I will look into it further in a couple days. In the meantime, you can help me with two things. First, trim down the file to creating the smallest file that gives the same error. You will need to work with XML, not the zipped file. Second, try downloading the file in various ways. Try manual downloads too. See if the file changes with different ways of downloading.

Thank you so much @raypereda-gr for helping out!

@raypereda-gr Thanks very much for considering to help.

As you asked to work with the .xml and not .xml.gz (zipped) file, is it required for trimming the file down or to parse it? Asking because I was able to parse a .xml.gz file using parse_medline_xml().

To download manually as you suggested, I tried to navigate to the exact same directory (webpage) online where the files were getting downloaded from. These are the same as the ones that were getting downloaded using the code I attached in a previous comment.

Further, as I wrote in the original issue, this is the file parse_medline_xml() works perfectly with.
I strongly feel the one I'm trying to parse now isn't in the format the parser is for. However, I might be wrong here. Sorry for bothering you too much. I'm very new to this hence the naivety.

As you asked to work with the .xml and not .xml.gz (zipped)
file, is it required for trimming the file
down or to parse it? Asking because I was able to parse a .xml.gz file using parse_medline_xml().

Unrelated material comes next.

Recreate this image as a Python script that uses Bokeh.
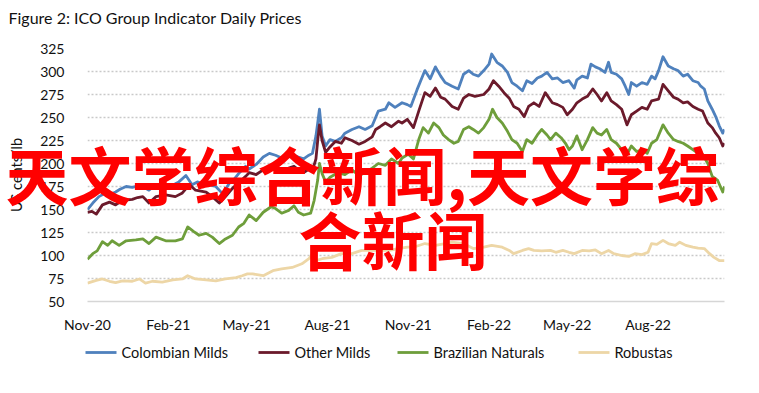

That is the same function that I use:

list_of_dictionary = pp.parse_medline_xml(pubmed_xml_filename, year_info_only=False)

That function will accept a .xml or .xml.gz file. You don't need to worry about unzipping explicity; the function with handle that if needed.

Since you have been able to to parse the .xml.gz file, we can be confident that the problem is with the .xml file. How exactly did you unzip it? Here's ls output of the the unzipped file that I created by unzipping on a Mac using the pre-installed unzip tool. I also counted the number of lines.

$ ls -l medline17n0116.xml
-rw-r--r--@ 1 raypereda  staff  188634668 Mar 19 16:41 medline17n0116.xml

$ wc *.xml
 4572705 10113718 188634668 medline17n0116.xml

To download manually as you suggested, I tried to navigate to the exact same directory (webpage) online where the files were getting downloaded from. These are the same as the ones that were getting downloaded using the code I attached in a previous comment.

Good. That means we can be confident that the problem is not with the download. I suspect something is off with the unzipping.

Further, as I wrote in the original issue, this is the file parse_medline_xml() works perfectly with.
I strongly feel the one I'm trying to parse now isn't in the format the parser is for. However, I might be wrong here.

Ok, why can you just parse the .xml.gz file? I would suggest not worry about unzipping the files.

Thanks @raypereda-gr !

Yes, I was working with the zipped file only (.xml.gz) ; it still wasn't working.

I made a small change by just adding the keyword arg path while calling the function like so -
pp.parse_medline_xml(path = pubmed_xml_filepath)

instead of positional calling like -

and it worked hence. Anyway, thanks a lot for helping patiently, @titipata @raypereda-gr.